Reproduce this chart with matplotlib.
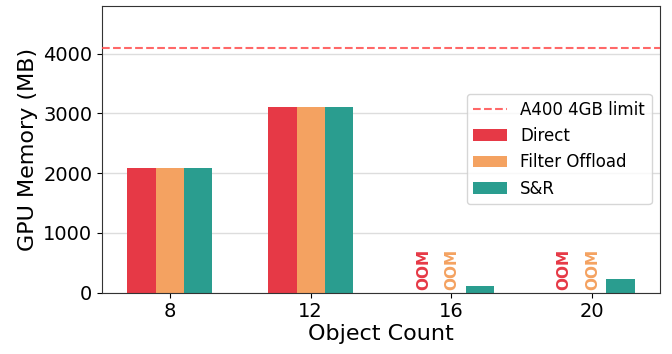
import matplotlib
matplotlib.use('Agg')
import matplotlib.pyplot as plt
import numpy as np

categories = ['8', '12', '16', '20']
direct = [2085, 3100, None, None]
filter_offload = [2085, 3100, None, None]
snr = [2085, 3100, 115, 230]
gpu_limit = 4096

colors = {'Direct': '#e63946', 'Filter Offload': '#f4a261', 'S&R': '#2a9d8f'}


def main():
    fig, ax = plt.subplots(figsize=(6.72, 3.54), dpi=100)
    fig.subplots_adjust(left=0.152, right=0.982, top=0.984, bottom=0.173)

    x = np.arange(len(categories))
    width = 0.2
    series = [('Direct', direct), ('Filter Offload', filter_offload), ('S&R', snr)]

    ax.axhline(gpu_limit, color='#ff4d4d', linestyle='--', linewidth=1.5,
               alpha=0.85, label='A400 4GB limit', zorder=3)

    for i, (name, values) in enumerate(series):
        offset = (i - 1) * width
        for xi, v in zip(x, values):
            if v is None:
                ax.text(xi + offset, 45, 'OOM', rotation=90, ha='center', va='bottom',
                        color=colors[name], fontsize=11, fontweight='bold')
        vals = [0 if v is None else v for v in values]
        ax.bar(x + offset, vals, width, color=colors[name], label=name, zorder=2)

    ax.set_ylim(0, 4800)
    ax.set_xticks(x)
    ax.set_xticklabels(categories)
    ax.tick_params(labelsize=14)
    ax.set_xlabel('Object Count', fontsize=16, labelpad=2)
    ax.set_ylabel('GPU Memory (MB)', fontsize=16)
    ax.yaxis.grid(True, color='#dddddd', linewidth=1, zorder=0)
    ax.set_axisbelow(True)
    for s in ax.spines.values():
        s.set_color('#333333')

    ax.legend(loc='center right', fontsize=12)

    plt.savefig('out.png', dpi=100)


main()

— YOUR INSTRUCTIONS —
Could the lines from the top of the material through the line with "gpu_limit = 4096" be repeated exactly, pictures left out?

— SOLUTION FOR THIS EXERCISE —
Reproduce this chart with matplotlib.
import matplotlib
matplotlib.use('Agg')
import matplotlib.pyplot as plt
import numpy as np

categories = ['8', '12', '16', '20']
direct = [2085, 3100, None, None]
filter_offload = [2085, 3100, None, None]
snr = [2085, 3100, 115, 230]
gpu_limit = 4096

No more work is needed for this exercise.